Technology and Real-Time Intelligence: Your Digital Co-Pilot

Sydney's traffic patterns change daily based on incidents, weather, events, and construction. Static route knowledge only gets you so far—real-time intelligence makes the difference between arriving stressed or relaxed.

The Live Traffic NSW app provides incident alerts 20 minutes before major delays hit, but Google Maps offers superior route optimization during peak hours. Google's algorithm processes anonymized location data from Android phones, providing traffic density information that traditional sensors miss. When Google Maps suggests a bizarre route through suburban backstreets, trust it—the algorithm has detected congestion patterns invisible to conventional traffic management.

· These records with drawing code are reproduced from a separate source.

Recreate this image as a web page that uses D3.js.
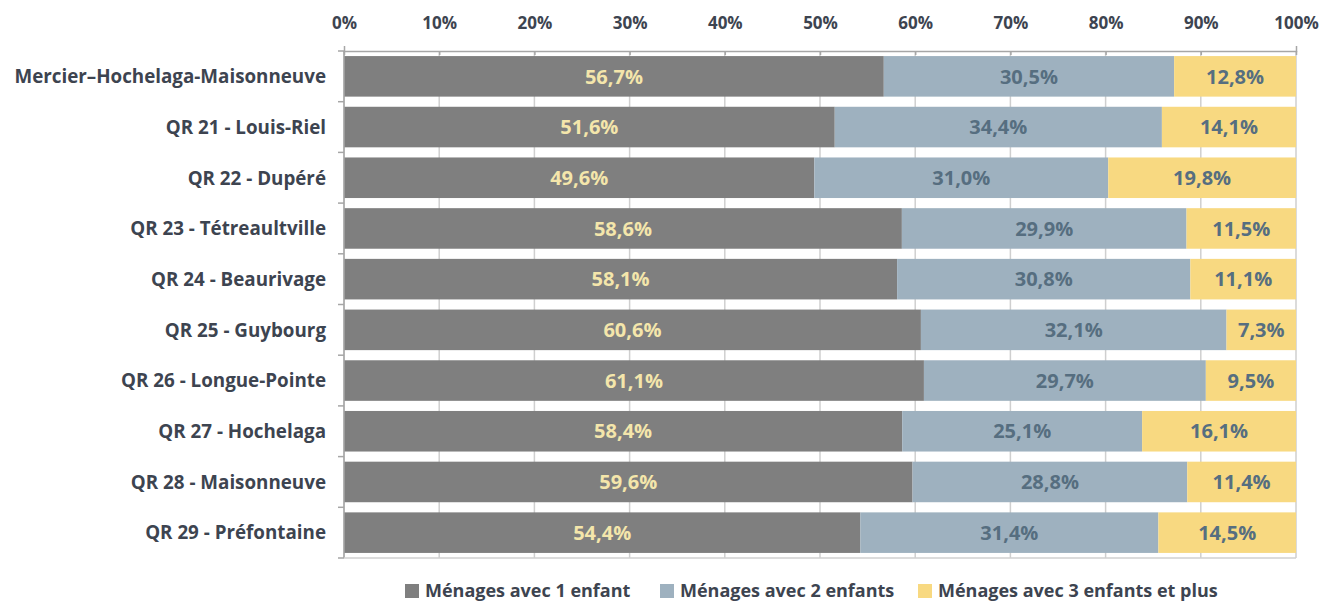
<!DOCTYPE html>
<html>
<head>
<meta charset="utf-8">
<script src="https://cdn.jsdelivr.net/npm/d3@7"></script>
<style>
  body { margin: 0; background: #fff; }
  text { font-family: "Open Sans", Lato, sans-serif; font-weight: bold; }
</style>
</head>
<body>
<div id="chart"></div>
<script>
// data
const categories = [
    "Mercier\u2013Hochelaga-Maisonneuve",
    "QR 21 - Louis-Riel",
    "QR 22 - Dupéré",
    "QR 23 - Tétreaultville",
    "QR 24 - Beaurivage",
    "QR 25 - Guybourg",
    "QR 26 - Longue-Pointe",
    "QR 27 - Hochelaga",
    "QR 28 - Maisonneuve",
    "QR 29 - Préfontaine"
];
const seriesNames = ["Ménages avec 1 enfant", "Ménages avec 2 enfants", "Ménages avec 3 enfants et plus"];
const oneChild = [56.7, 51.6, 49.6, 58.6, 58.1, 60.6, 61.1, 58.4, 59.6, 54.4];
const twoChildren = [30.5, 34.4, 31.0, 29.9, 30.8, 32.1, 29.7, 25.1, 28.8, 31.4];
const threePlus = [12.8, 14.1, 19.8, 11.5, 11.1, 7.3, 9.5, 16.1, 11.4, 14.5];
const tickValues = [0, 10, 20, 30, 40, 50, 60, 70, 80, 90, 100];

const colors = ["#7f7f7f", "#9eb1bf", "#f8d981"];
const labelColors = ["#f4e6ab", "#566e80", "#566e80"];

const margin = { top: 51, right: 26, bottom: 44, left: 344 };
const width = 1322 - margin.left - margin.right;
const height = 602 - margin.top - margin.bottom;

const svg = d3.select("#chart").append("svg")
    .attr("width", 1322)
    .attr("height", 602);

const g = svg.append("g")
    .attr("transform", `translate(${margin.left},${margin.top})`);

const x = d3.scaleLinear().domain([0, 100]).range([0, width]);
const y = d3.scaleBand().domain(categories).range([0, height]).paddingInner(0.2).paddingOuter(0.1);

// gridlines
g.selectAll(".grid")
    .data(tickValues)
    .enter().append("line")
    .attr("x1", d => x(d)).attr("x2", d => x(d))
    .attr("y1", 0).attr("y2", height)
    .attr("stroke", "#cfcfcf")
    .attr("stroke-width", 1.5);

// stacked rows, 100% stacked (normalised by row total like the source chart)
const rows = categories.map((c, i) => ({ cat: c, vals: [oneChild[i], twoChildren[i], threePlus[i]] }));
rows.forEach(r => {
    const total = d3.sum(r.vals);
    let start = 0;
    r.vals.forEach((v, k) => {
        const s = start / total * 100, e = (start + v) / total * 100;
        g.append("rect")
            .attr("x", x(s))
            .attr("y", y(r.cat))
            .attr("width", x(e) - x(s))
            .attr("height", y.bandwidth())
            .attr("fill", colors[k]);
        g.append("text")
            .attr("x", x((s + e) / 2))
            .attr("y", y(r.cat) + y.bandwidth() / 2)
            .attr("dy", "0.36em")
            .attr("text-anchor", "middle")
            .attr("fill", labelColors[k])
            .style("font-size", "20px")
            .text(v.toFixed(1).replace(".", ",") + "%");
        start += v;
    });
});

// top axis
const xAxis = g.append("g")
    .call(d3.axisTop(x).tickValues(tickValues).tickFormat(d => d + "%").tickSize(5).tickPadding(17));
xAxis.select(".domain").attr("stroke", "#a6a6a6").attr("stroke-width", 1.5);
xAxis.selectAll(".tick line").attr("stroke", "#a6a6a6").attr("stroke-width", 1.5).attr("y2", 4);
xAxis.selectAll(".tick text").attr("fill", "#3d4450").style("font-size", "17px");

// left axis with ticks at category boundaries
const yAxis = g.append("g");
yAxis.append("line")
    .attr("x1", 0).attr("x2", 0).attr("y1", 0).attr("y2", height)
    .attr("stroke", "#a6a6a6").attr("stroke-width", 1.5);
const step = y.step();
yAxis.selectAll(".bt")
    .data(d3.range(categories.length + 1))
    .enter().append("line")
    .attr("x1", -6).attr("x2", 0)
    .attr("y1", i => Math.min(i * step, height)).attr("y2", i => Math.min(i * step, height))
    .attr("stroke", "#a6a6a6").attr("stroke-width", 1.5);
yAxis.selectAll(".cl")
    .data(categories)
    .enter().append("text")
    .attr("x", -18)
    .attr("y", d => y(d) + y.bandwidth() / 2)
    .attr("dy", "0.36em")
    .attr("text-anchor", "end")
    .attr("fill", "#3d4450")
    .style("font-size", "18.8px")
    .text(d => d);

// bottom line
g.append("line")
    .attr("x1", 0).attr("x2", width).attr("y1", height).attr("y2", height)
    .attr("stroke", "#d0d0d0").attr("stroke-width", 1.5);

// legend
const legend = svg.append("g").attr("transform", "translate(405,591)");
const legendX = [0, 255, 513];
seriesNames.forEach((s, k) => {
    const item = legend.append("g").attr("transform", `translate(${legendX[k]},0)`);
    item.append("rect").attr("x", 0).attr("y", -7).attr("width", 14).attr("height", 14).attr("fill", colors[k]);
    item.append("text").attr("x", 20).attr("y", 0).attr("dy", "0.36em")
        .attr("fill", "#3d4450").style("font-size", "18px").text(s);
});
</script>
</body>
</html>
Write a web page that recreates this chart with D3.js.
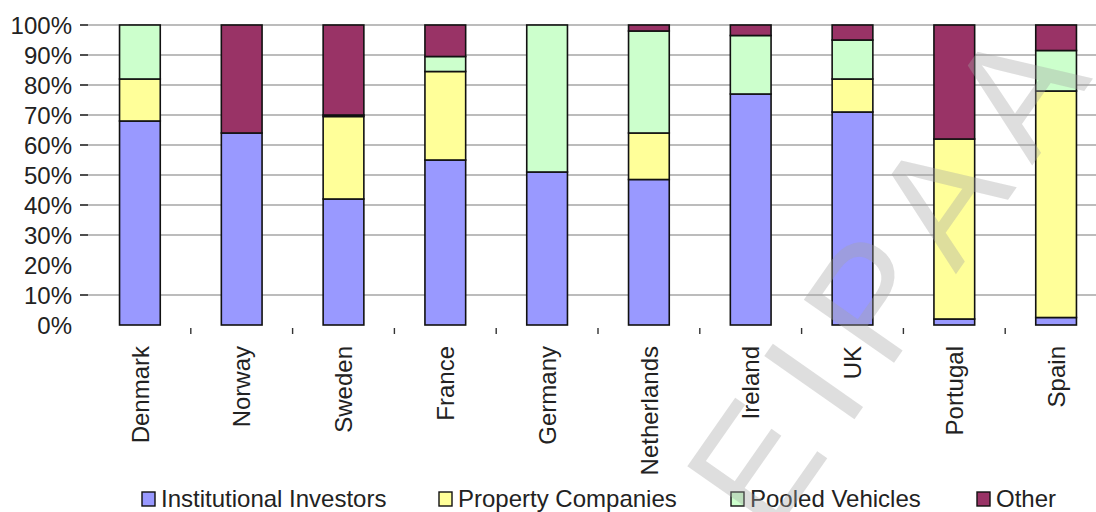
<!DOCTYPE html>
<html>
<head>
<meta charset="utf-8">
<script src="https://cdn.jsdelivr.net/npm/d3@7"></script>
<style>
  html, body { margin: 0; padding: 0; background: #fff; }
  svg { display: block; font-family: "Liberation Sans", Arial, sans-serif; }
</style>
</head>
<body>
<svg id="chart" width="1096" height="512"></svg>
<script>
// Ownership structure of the investment property market, by country (% of total)
const countries = ["Denmark", "Norway", "Sweden", "France", "Germany", "Netherlands", "Ireland", "UK", "Portugal", "Spain"];
const institutional = [68, 64, 42, 55, 51, 48.5, 77, 71, 2, 2.5];
const property      = [14, 0, 27.5, 29.5, 0, 15.5, 0, 11, 60, 75.5];
const pooled        = [18, 0, 0.5, 5, 49, 34, 19.5, 13, 0, 13.5];
const other         = [0, 36, 30, 10.5, 0, 2, 3.5, 5, 38, 8.5];

const seriesNames  = ["Institutional Investors", "Property Companies", "Pooled Vehicles", "Other"];
const seriesKeys   = ["institutional", "property", "pooled", "other"];
const seriesColors = ["#9999ff", "#ffff99", "#ccffcc", "#993366"];

const yTickValues = [0, 10, 20, 30, 40, 50, 60, 70, 80, 90, 100];
const gridValues  = [10, 30, 40, 50, 60, 70, 80, 90, 100];

const rows = countries.map((c, i) => ({
  country: c,
  institutional: institutional[i],
  property: property[i],
  pooled: pooled[i],
  other: other[i]
}));

const svg = d3.select("#chart");
const W = 1096;

const x = d3.scaleBand().domain(countries).range([89, 1107]).paddingInner(0.6).paddingOuter(0.3);
const y = d3.scaleLinear().domain([0, 100]).range([325, 25]);
const color = d3.scaleOrdinal().domain(seriesKeys).range(seriesColors);

// horizontal gridlines
svg.append("g").selectAll("line").data(gridValues).join("line")
  .attr("x1", 88).attr("x2", W)
  .attr("y1", d => y(d)).attr("y2", d => y(d))
  .attr("stroke", "#a6a6a6").attr("stroke-width", 1.6);

// y axis: tick marks and percentage labels
const yAxis = svg.append("g");
yAxis.selectAll("line").data(gridValues).join("line")
  .attr("x1", 80).attr("x2", 88)
  .attr("y1", d => y(d)).attr("y2", d => y(d))
  .attr("stroke", "#222").attr("stroke-width", 1.6);
yAxis.selectAll("text").data(yTickValues).join("text")
  .attr("x", 72).attr("y", d => y(d)).attr("dy", "0.36em")
  .attr("text-anchor", "end").attr("font-size", 24).attr("fill", "#222")
  .text(d => d + "%");

// stacked bars
const stacked = d3.stack().keys(seriesKeys)(rows);
svg.append("g").selectAll("g").data(stacked).join("g")
  .attr("fill", d => color(d.key))
  .selectAll("rect").data(d => d.filter(s => s[1] - s[0] > 0)).join("rect")
  .attr("x", d => x(d.data.country))
  .attr("width", x.bandwidth())
  .attr("y", d => y(d[1]))
  .attr("height", d => y(d[0]) - y(d[1]))
  .attr("stroke", "#111").attr("stroke-width", 1.6);

// category separators under the bars
const step = x.step();
const boundaries = countries.slice(1).map(c => x(c) - step * 0.3);
svg.append("g").selectAll("line").data(boundaries).join("line")
  .attr("x1", d => d).attr("x2", d => d)
  .attr("y1", 328).attr("y2", 334)
  .attr("stroke", "#333").attr("stroke-width", 1.4);

// rotated category labels
svg.append("g").selectAll("text").data(countries).join("text")
  .attr("transform", d => `translate(${x(d) + x.bandwidth() / 2},346) rotate(-90)`)
  .attr("dy", "0.36em")
  .attr("text-anchor", "end").attr("font-size", 24).attr("fill", "#222")
  .text(d => d);

// legend
const legendX = [142, 439, 731, 977];
const legend = svg.append("g").selectAll("g").data(seriesNames).join("g")
  .attr("transform", (d, i) => `translate(${legendX[i]},492)`);
legend.append("rect")
  .attr("width", 13).attr("height", 14)
  .attr("fill", (d, i) => seriesColors[i])
  .attr("stroke", "#111").attr("stroke-width", 1.4);
legend.append("text")
  .attr("x", 19).attr("y", 15)
  .attr("font-size", 24).attr("fill", "#222")
  .text(d => d);

// diagonal watermark
svg.append("text")
  .attr("transform", "translate(770,540) rotate(-55)")
  .attr("font-size", 160).attr("letter-spacing", 26)
  .attr("fill", "#a4a4a4").attr("fill-opacity", 0.36)
  .text("EIPAA");
</script>
</body>
</html>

Waze excels at incident reporting but sometimes suggests routes that save two minutes while adding 20 minutes of driver stress through unfamiliar neighborhoods. Use Waze for incident alerts, but rely on Google Maps for routing during peak hours.

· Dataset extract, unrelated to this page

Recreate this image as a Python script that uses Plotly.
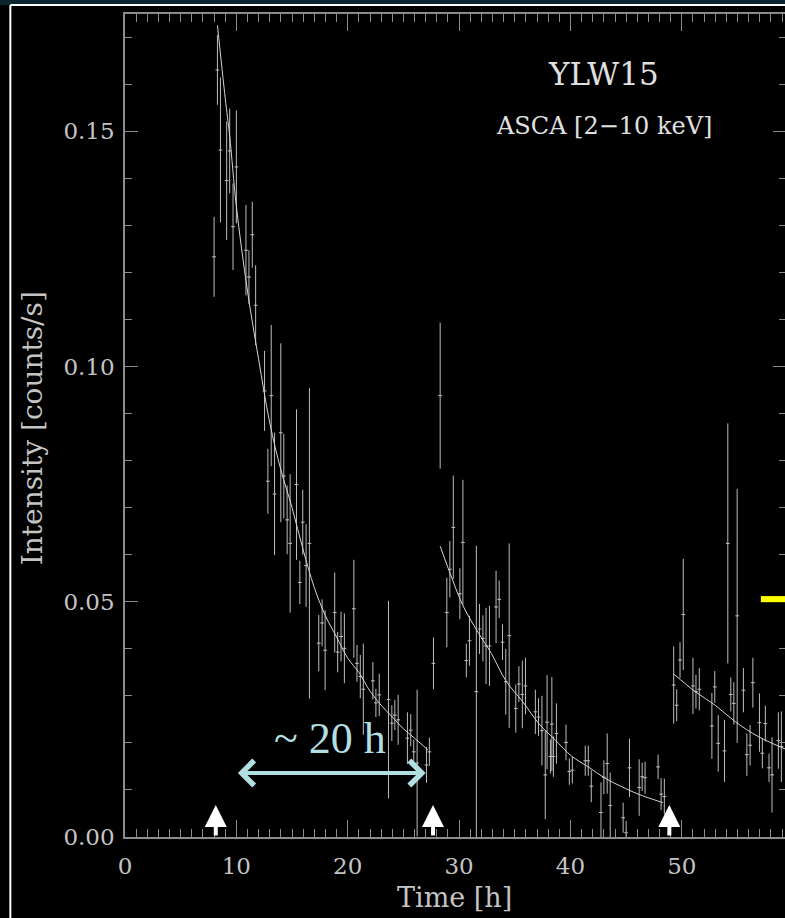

For regular commuters, the Transport for NSW Trip Planner offers a underutilized feature: it suggests optimal departure times based on your destination and current traffic conditions. Enable notifications and it will alert you when traffic conditions favor earlier or later departure.

When picking up a vehicle from Chippendale Carshare for a day trip, check traffic conditions before departure. Their Redfern location often provides faster access to the M5 during morning peak, while the Surry Hills pickup point offers direct access to the Eastern Distributor when heading to the airport or Eastern Suburbs.

Sydney's traffic will always challenge drivers, but understanding its patterns transforms commuting from daily torture into manageable routine. The key lies not in fighting the system, but in finding the spaces where Sydney's geography and timing work in your favor. Every minute saved in traffic is a minute returned to life—and in a city where time moves as slowly as peak-hour traffic, those minutes accumulate into hours worth treasuring.